Georgia’s nightlife and sports scenes join condemnation

Throughout Wednesday, several high-profile Georgian sportspeople made posts apparently expressing opposition to the draft law, including the former captain of Georgia’s national football team, Jaba Kankava. A number of prominent players, including Budu Zivzivadze, Giorgi Mamardashvili, Giorgi Chakvetadze, and Khvicha Kvaratskhelia also made similar posts.

The footballers have enjoyed massive popularity in recent weeks due to the team’s progression to the Euro 2024 finals. 

Georgia’s first UFC champion, Ilia Topuria, and Merab Dvalishvili, who currently ranks first in the UFC bantamweight rankings, also made pro-European posts in apparent support of the protesters. 

The bill also found condemnation in Tbilisi’s nightlife scene, with a number of the city’s most famous nightclubs, including Bassiani, Khidi, Mtkvarze, and Left Bank, releasing statements against the bill, and calling on people to join the protest against it.

Western condemnation continues

The foreign agent bill was met with renewed Western condemnation on Wednesday, with the EU’s High Representative for Foreign Affairs, Josep Borrell, and the EU Commissioner for Neighbourhood and Enlargement, Olivér Várhelyi, urging Georgian Dream to retract it. They described the bill as ‘not in line with EU core norms and values’. 
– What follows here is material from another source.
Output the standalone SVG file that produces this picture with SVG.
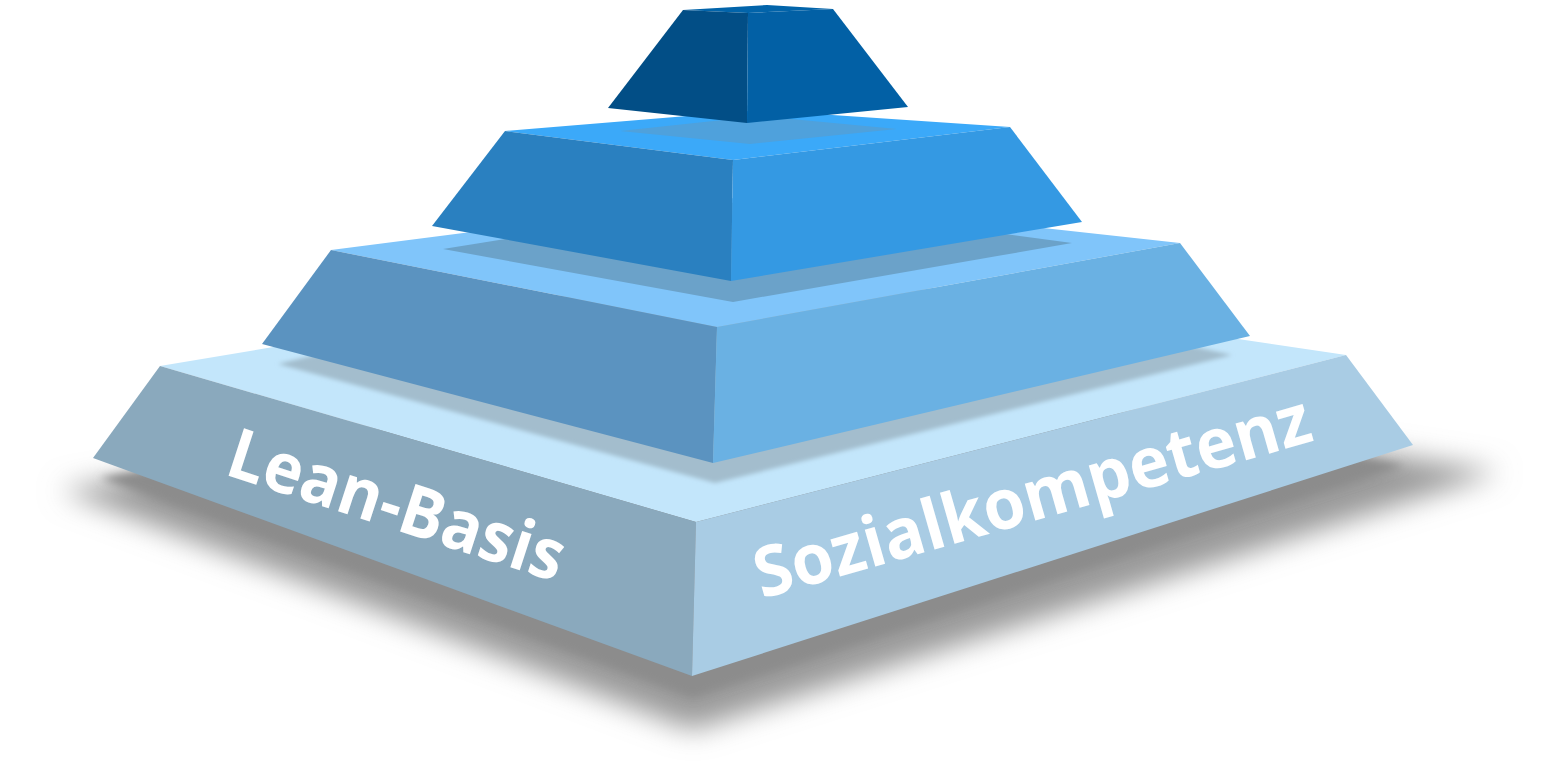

‘The EU urges Georgia to refrain from adopting legislation that can compromise Georgia’s EU path, a path supported by the overwhelming majority of Georgian citizens’, they said in a joint statement issued soon after the bill passed its first reading in parliament.

In Washington, the State Department deputy spokesperson Vedant Patel also reiterated the US’s concern that the foreign agent bill could ‘stigmatise civil society organisations working to improve the lives of Georgian citizens and media organisations operating within Georgia’.

‘We urge the Georgian government to heed warnings that this bill is not in line with the European Union’s norms and values and would certainly negatively impact Georgia’s progress on its EU path’, said Patel.

The bill continued to receive a warmer reception in Moscow. 

The law has been dubbed the ‘Russian Law’ by critics in Georgia due to its similarity to legislation used to crush civil society and independent media in Russia.

On Wednesday, Dmitry Medvedev, Russia’s former president and current deputy chair of the Russian Security Council, published an extensive post on his Telegram criticising the protests against the law in Georgia.

‘Whoever calls such actions spontaneous protests, let them be the first to throw a stone at their own mirror’, he wrote.

‘The main thing that “protesters” don’t like about the law “On Transparency of Foreign Influence”, which the Georgian parliament is trying to pass, is that it is, you see, a “Russian idea” and not a Western initiative’, he added.

Kremlin press secretary Dmitry Peskov also commented on the bill, insisting there was no ground to call it ‘Russian’ as Georgian critics do. 

Peskov added that opposition to the law was an attempt to ‘provoke anti-Russian sentiments’ in Georgia that ‘probably come from outside’.

An earlier version of this article incorrectly described Kankava as the captain of Georgias national football team. Kankava is a former team captain.